→ **DATASET EXCERPTS**:

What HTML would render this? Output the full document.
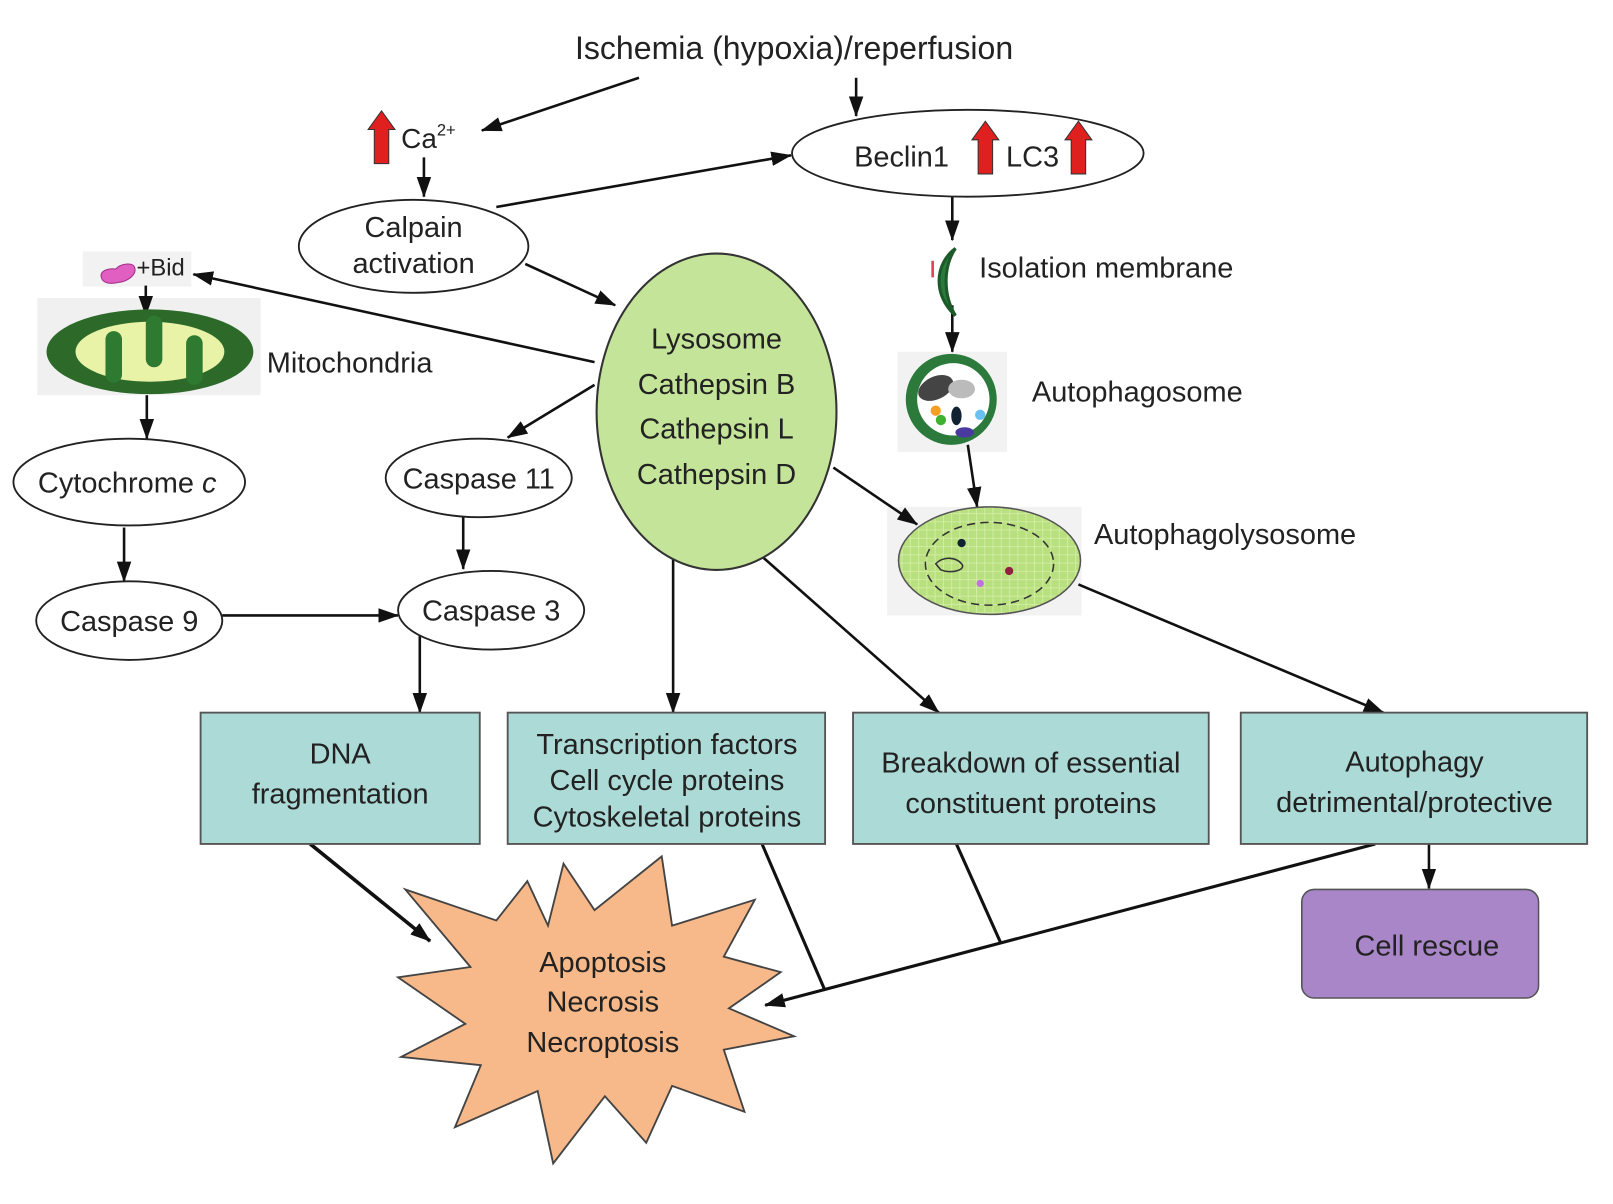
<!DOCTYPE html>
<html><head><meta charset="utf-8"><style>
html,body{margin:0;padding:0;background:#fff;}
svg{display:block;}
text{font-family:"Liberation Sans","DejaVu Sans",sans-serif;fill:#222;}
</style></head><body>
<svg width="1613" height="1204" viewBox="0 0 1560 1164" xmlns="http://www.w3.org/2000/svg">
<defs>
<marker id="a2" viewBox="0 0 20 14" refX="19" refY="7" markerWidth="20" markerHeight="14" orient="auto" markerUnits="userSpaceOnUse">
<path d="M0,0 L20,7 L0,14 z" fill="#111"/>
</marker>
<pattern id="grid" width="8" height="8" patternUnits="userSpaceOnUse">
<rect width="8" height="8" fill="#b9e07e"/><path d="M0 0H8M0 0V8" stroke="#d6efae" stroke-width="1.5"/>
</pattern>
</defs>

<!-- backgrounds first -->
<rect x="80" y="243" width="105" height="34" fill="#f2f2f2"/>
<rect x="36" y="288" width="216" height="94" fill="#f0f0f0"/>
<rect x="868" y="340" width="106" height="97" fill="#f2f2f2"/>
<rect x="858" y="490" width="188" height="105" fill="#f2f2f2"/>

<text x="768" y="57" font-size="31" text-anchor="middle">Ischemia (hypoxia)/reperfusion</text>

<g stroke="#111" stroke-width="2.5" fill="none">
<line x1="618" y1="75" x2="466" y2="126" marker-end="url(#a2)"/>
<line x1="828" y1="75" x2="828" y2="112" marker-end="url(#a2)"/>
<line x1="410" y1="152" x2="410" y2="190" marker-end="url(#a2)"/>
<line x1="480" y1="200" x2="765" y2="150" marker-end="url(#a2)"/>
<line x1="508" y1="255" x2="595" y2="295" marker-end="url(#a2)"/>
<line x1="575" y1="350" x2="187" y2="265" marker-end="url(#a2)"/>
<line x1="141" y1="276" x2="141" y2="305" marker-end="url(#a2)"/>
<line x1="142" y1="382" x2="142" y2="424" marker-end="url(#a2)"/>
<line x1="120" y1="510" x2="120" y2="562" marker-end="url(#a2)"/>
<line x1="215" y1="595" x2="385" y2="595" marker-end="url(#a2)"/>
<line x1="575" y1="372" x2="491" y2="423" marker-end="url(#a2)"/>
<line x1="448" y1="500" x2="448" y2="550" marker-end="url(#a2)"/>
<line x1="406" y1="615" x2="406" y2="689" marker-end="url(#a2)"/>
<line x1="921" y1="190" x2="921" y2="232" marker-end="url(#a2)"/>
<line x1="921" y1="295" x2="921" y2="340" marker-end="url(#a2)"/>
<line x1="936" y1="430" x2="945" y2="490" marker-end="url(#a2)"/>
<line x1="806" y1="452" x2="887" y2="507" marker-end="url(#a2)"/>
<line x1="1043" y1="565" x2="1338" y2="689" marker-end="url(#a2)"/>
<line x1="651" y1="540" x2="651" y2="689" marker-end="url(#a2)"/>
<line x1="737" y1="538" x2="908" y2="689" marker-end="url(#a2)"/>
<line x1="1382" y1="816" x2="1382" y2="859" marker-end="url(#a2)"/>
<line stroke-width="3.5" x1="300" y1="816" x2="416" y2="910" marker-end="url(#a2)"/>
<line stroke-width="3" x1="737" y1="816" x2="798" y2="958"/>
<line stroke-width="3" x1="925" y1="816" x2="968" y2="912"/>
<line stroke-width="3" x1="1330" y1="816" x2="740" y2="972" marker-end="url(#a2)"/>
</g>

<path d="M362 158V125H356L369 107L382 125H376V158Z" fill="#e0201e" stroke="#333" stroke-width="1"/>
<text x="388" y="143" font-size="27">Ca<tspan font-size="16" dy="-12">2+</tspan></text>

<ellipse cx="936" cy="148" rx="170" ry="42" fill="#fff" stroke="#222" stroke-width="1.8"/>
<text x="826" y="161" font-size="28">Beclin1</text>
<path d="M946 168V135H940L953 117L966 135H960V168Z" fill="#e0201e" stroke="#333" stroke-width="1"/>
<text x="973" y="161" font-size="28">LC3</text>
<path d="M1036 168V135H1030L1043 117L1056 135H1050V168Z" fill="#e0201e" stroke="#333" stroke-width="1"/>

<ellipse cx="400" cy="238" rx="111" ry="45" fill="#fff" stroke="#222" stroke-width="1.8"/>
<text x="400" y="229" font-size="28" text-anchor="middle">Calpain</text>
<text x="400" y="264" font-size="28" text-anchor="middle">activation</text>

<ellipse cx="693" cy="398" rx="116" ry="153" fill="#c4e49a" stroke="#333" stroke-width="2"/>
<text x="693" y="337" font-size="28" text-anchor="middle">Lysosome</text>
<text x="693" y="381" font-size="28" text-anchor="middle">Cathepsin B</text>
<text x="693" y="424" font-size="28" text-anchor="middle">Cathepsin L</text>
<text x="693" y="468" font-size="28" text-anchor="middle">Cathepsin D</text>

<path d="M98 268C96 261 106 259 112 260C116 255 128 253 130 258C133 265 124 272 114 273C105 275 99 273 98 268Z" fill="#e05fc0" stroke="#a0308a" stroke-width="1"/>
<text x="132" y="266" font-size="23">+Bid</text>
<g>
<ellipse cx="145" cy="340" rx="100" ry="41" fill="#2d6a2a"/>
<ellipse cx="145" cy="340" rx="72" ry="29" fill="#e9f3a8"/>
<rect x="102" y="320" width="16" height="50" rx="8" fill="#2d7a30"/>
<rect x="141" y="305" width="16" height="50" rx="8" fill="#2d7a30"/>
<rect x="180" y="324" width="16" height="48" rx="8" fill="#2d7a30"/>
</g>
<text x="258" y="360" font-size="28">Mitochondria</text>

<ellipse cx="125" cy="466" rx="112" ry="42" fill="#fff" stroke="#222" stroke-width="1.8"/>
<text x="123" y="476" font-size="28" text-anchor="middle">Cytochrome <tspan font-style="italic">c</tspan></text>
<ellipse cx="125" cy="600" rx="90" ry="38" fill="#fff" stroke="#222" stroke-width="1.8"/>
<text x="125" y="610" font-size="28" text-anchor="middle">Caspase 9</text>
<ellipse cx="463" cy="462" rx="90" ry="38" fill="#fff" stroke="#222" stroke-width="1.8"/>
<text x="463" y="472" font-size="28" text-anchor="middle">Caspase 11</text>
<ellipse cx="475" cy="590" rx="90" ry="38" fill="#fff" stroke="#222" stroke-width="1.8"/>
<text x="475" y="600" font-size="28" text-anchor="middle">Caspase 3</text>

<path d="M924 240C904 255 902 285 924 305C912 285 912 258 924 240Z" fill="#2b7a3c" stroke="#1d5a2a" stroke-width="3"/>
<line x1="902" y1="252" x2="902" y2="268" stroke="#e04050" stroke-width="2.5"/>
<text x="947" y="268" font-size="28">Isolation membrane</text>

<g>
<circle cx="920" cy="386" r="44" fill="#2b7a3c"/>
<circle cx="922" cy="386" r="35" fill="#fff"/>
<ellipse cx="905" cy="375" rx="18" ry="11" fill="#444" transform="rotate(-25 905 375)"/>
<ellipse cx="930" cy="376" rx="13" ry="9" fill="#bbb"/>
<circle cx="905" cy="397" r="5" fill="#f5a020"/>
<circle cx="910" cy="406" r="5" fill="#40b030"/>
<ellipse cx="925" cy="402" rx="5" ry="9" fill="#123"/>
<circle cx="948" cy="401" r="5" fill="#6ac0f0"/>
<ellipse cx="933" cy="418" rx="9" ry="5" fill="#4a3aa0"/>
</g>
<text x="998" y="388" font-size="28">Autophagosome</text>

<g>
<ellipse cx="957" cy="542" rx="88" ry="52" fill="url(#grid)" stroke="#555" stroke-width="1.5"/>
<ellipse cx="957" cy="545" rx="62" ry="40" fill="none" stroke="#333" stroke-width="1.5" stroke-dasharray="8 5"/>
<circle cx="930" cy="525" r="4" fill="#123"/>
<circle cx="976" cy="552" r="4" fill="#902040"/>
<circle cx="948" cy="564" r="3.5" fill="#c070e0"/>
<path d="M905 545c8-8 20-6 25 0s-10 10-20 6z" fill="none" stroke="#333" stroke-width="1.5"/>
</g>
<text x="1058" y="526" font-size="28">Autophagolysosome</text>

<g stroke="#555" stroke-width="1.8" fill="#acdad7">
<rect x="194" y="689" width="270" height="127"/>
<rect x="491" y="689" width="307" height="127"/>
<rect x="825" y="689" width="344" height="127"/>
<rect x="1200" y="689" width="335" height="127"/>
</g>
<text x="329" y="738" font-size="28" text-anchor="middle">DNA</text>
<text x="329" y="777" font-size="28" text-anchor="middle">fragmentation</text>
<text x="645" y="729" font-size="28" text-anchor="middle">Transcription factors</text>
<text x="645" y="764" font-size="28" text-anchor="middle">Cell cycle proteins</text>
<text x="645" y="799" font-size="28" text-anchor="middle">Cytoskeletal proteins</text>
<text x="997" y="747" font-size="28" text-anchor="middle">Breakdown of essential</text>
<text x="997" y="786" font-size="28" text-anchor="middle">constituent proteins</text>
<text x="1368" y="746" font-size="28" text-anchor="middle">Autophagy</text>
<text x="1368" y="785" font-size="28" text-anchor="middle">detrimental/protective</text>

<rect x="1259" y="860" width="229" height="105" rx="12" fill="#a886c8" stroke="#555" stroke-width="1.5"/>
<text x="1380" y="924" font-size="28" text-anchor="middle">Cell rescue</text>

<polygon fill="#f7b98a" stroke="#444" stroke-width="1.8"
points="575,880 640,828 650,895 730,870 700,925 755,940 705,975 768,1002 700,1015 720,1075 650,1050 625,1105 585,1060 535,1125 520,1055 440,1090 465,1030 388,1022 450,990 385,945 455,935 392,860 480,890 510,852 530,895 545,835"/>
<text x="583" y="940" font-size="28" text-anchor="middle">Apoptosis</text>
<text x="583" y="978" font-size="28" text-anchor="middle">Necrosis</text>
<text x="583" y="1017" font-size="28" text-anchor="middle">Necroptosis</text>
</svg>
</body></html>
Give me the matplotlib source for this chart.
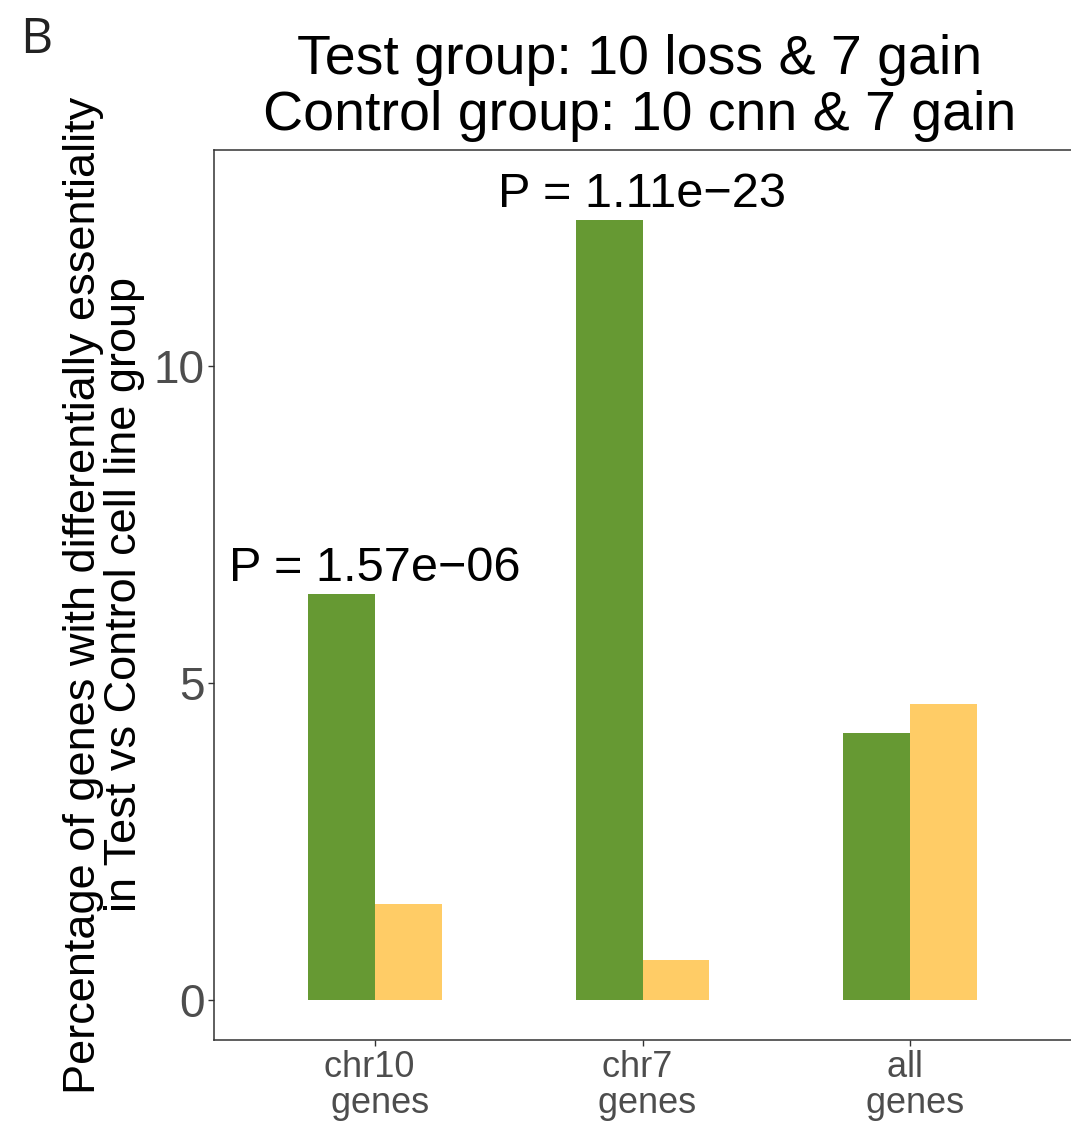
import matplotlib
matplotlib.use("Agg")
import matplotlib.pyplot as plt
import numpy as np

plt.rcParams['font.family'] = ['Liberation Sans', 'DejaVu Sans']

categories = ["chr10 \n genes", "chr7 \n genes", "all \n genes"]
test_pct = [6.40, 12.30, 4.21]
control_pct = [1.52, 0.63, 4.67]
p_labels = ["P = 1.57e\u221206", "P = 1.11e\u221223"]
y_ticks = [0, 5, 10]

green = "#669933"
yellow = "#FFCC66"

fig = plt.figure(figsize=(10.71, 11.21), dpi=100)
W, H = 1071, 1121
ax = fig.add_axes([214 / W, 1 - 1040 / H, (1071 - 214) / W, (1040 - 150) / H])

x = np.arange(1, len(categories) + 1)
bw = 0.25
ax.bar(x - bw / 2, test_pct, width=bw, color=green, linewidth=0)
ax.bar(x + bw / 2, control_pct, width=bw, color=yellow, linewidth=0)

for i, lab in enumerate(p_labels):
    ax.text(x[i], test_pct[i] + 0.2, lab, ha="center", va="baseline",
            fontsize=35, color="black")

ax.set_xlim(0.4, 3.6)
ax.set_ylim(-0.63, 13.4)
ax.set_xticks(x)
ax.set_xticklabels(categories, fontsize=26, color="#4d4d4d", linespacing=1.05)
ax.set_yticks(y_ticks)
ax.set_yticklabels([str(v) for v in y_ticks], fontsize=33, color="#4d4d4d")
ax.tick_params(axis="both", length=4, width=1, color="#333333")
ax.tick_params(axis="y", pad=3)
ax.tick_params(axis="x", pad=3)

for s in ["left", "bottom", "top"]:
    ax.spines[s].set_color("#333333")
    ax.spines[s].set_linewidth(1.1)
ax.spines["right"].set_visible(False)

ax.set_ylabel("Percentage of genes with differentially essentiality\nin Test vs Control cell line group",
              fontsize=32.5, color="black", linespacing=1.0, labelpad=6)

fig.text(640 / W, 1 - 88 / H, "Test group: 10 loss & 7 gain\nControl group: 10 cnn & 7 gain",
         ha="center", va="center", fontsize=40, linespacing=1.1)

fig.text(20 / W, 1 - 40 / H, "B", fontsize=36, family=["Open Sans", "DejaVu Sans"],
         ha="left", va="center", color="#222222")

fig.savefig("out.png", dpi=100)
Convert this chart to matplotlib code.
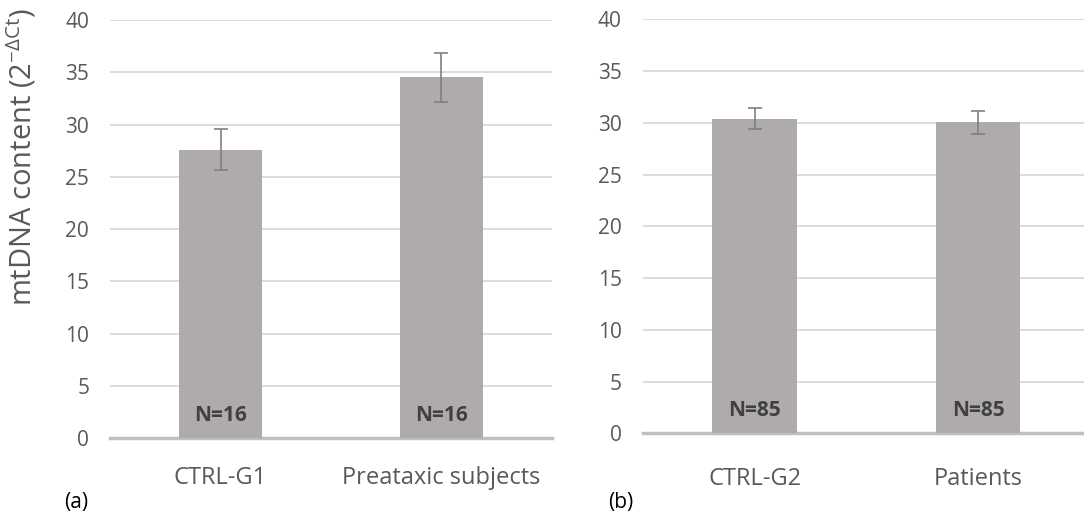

→ **EXERCISE**: Your task is to copy word for word the lines from the line containing "Give me the matplotlib source for this chart." to the end of the listing, both included, and to drop any pictures.

→ **TASK RESULT**:
Give me the matplotlib source for this chart.
import matplotlib
matplotlib.use("Agg")
import matplotlib.pyplot as plt
import numpy as np

plt.rcParams['font.family'] = ['Liberation Sans', 'DejaVu Sans']

categories = ["chr10 \n genes", "chr7 \n genes", "all \n genes"]
test_pct = [6.40, 12.30, 4.21]
control_pct = [1.52, 0.63, 4.67]
p_labels = ["P = 1.57e\u221206", "P = 1.11e\u221223"]
y_ticks = [0, 5, 10]

green = "#669933"
yellow = "#FFCC66"

fig = plt.figure(figsize=(10.71, 11.21), dpi=100)
W, H = 1071, 1121
ax = fig.add_axes([214 / W, 1 - 1040 / H, (1071 - 214) / W, (1040 - 150) / H])

x = np.arange(1, len(categories) + 1)
bw = 0.25
ax.bar(x - bw / 2, test_pct, width=bw, color=green, linewidth=0)
ax.bar(x + bw / 2, control_pct, width=bw, color=yellow, linewidth=0)

for i, lab in enumerate(p_labels):
    ax.text(x[i], test_pct[i] + 0.2, lab, ha="center", va="baseline",
            fontsize=35, color="black")

ax.set_xlim(0.4, 3.6)
ax.set_ylim(-0.63, 13.4)
ax.set_xticks(x)
ax.set_xticklabels(categories, fontsize=26, color="#4d4d4d", linespacing=1.05)
ax.set_yticks(y_ticks)
ax.set_yticklabels([str(v) for v in y_ticks], fontsize=33, color="#4d4d4d")
ax.tick_params(axis="both", length=4, width=1, color="#333333")
ax.tick_params(axis="y", pad=3)
ax.tick_params(axis="x", pad=3)

for s in ["left", "bottom", "top"]:
    ax.spines[s].set_color("#333333")
    ax.spines[s].set_linewidth(1.1)
ax.spines["right"].set_visible(False)

ax.set_ylabel("Percentage of genes with differentially essentiality\nin Test vs Control cell line group",
              fontsize=32.5, color="black", linespacing=1.0, labelpad=6)

fig.text(640 / W, 1 - 88 / H, "Test group: 10 loss & 7 gain\nControl group: 10 cnn & 7 gain",
         ha="center", va="center", fontsize=40, linespacing=1.1)

fig.text(20 / W, 1 - 40 / H, "B", fontsize=36, family=["Open Sans", "DejaVu Sans"],
         ha="left", va="center", color="#222222")

fig.savefig("out.png", dpi=100)
Convert this chart to matplotlib code.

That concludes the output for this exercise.